New Phishing Service ARToken Makes Business Email Compromise Easier: What You Need to Know

If you run a small business or handle email communications at work, you’ve probably heard about phishing attacks. But there’s a more targeted and costly variant called business email compromise (BEC) that scammers have been refining for years. Now, a new phishing-as-a-service platform called ARToken is making these sophisticated attacks available to nearly anyone willing to pay.

Here’s what ARToken is, how it works, and – most importantly – what you can do to protect yourself and your organization.

What happened

In early July 2026, cybersecurity news outlet SC Media reported the emergence of ARToken, a service designed specifically for BEC attacks. BEC attacks involve impersonating a trusted person – often a CEO, vendor, or business partner – to trick an employee into sending money or sensitive data.

ARToken operates as a “phishing-as-a-service” platform, meaning criminals don’t need deep technical skills to use it. According to the report, the platform automates several stages of an attack:

  • Reconnaissance: It scans public information about a target organization to identify who key employees are, how they communicate, and what internal processes look like.
  • Spoofing: It can create convincing email addresses that appear to come from a legitimate domain, often using slight misspellings or lookalike domains.
  • Automated campaign management: Attackers can launch and track BEC campaigns without manual effort.

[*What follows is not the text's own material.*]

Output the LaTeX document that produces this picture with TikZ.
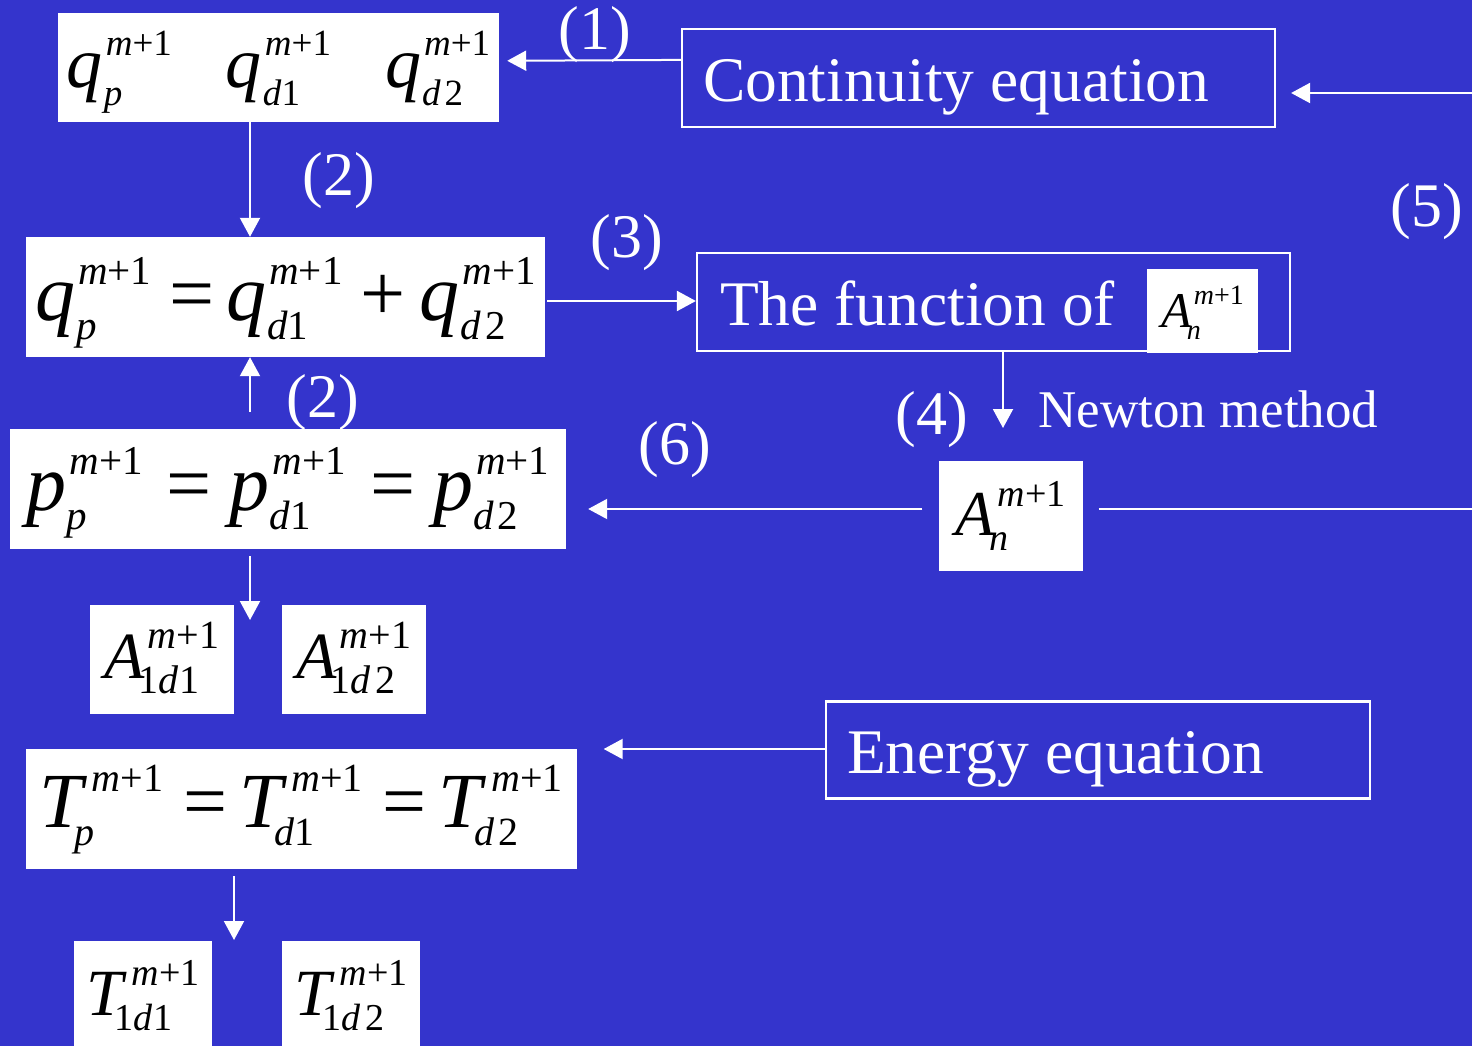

This is not a theoretical threat. Reports from the FBI and other agencies consistently rank BEC among the costliest types of cybercrime, with billions of dollars lost annually.

Why it matters now

ARToken lowers the barrier for criminals. Before services like this, carrying out a convincing BEC attack required a fair amount of research and manual effort. Now, an attacker can input a company name and have the platform do the background work. That means more organizations – including small businesses that often lack dedicated security teams – are likely to face these attacks.

The platform also increases the sophistication of the emails. Instead of generic phishing attempts, targets may receive messages that reference real employees, current projects, or even internal jargon. That makes it harder to spot a fake.

What you can do to defend against BEC attacks

While ARToken makes the attacker’s job easier, the fundamentals of defense remain the same. Here are practical steps for both individuals and businesses:

1. Implement email authentication protocols. Three standards – SPF, DKIM, and DMARC – help prevent attackers from spoofing your domain. If you haven’t set them up, talk to your IT provider or domain host. DMARC is especially important because it tells receiving email servers what to do with messages that fail authentication (e.g., reject or quarantine). Many free and low-cost tools can help configure these records.

2. Verify unusual requests by phone. BEC attacks often rely on a sense of urgency – “I need you to wire this payment immediately” or “Please send the employee W-2s right now.” If you get an email requesting money, gift cards, or sensitive data, pause and call the person using a number you know is correct, not one from the email signature. A quick phone call can stop a fraud in its tracks.

3. Look for red flags in the email itself. Attackers using ARToken may still leave clues:

  • Slight domain variations (e.g., your-company.com vs. your-company.net)
  • Language oddities (even with automation, phrasing can feel off)
  • Requests that bypass normal approval processes
  • Emails from a known contact but with a new, unexpected request

4. Train employees regularly. A one-time security training isn’t enough. Brief, periodic reminders about BEC scams – perhaps a monthly email or a short department meeting – keep the threat top of mind. Encourage staff to report suspicious emails, even if they clicked something they shouldn’t have.

5. Enable advanced email security features. If your email provider offers anti-phishing filters, machine learning detection, or sandboxing for attachments, use them. Many business-grade email services include these features. For small businesses on a tight budget, even free options like Google Workspace or Microsoft 365 have built-in protections that can catch many BEC attempts.

Stay vigilant

ARToken is a reminder that cybercriminals are continuing to professionalize their operations. The best defense is not expensive software but consistent, simple habits: verify before you act, distrust urgency, and secure your email domain.

For more details on ARToken itself, see the original reporting from SC Media (published July 1, 2026). And if you’re responsible for email security in your organization, now is a good time to review your DMARC policy and talk to your team about how to handle unexpected payment requests.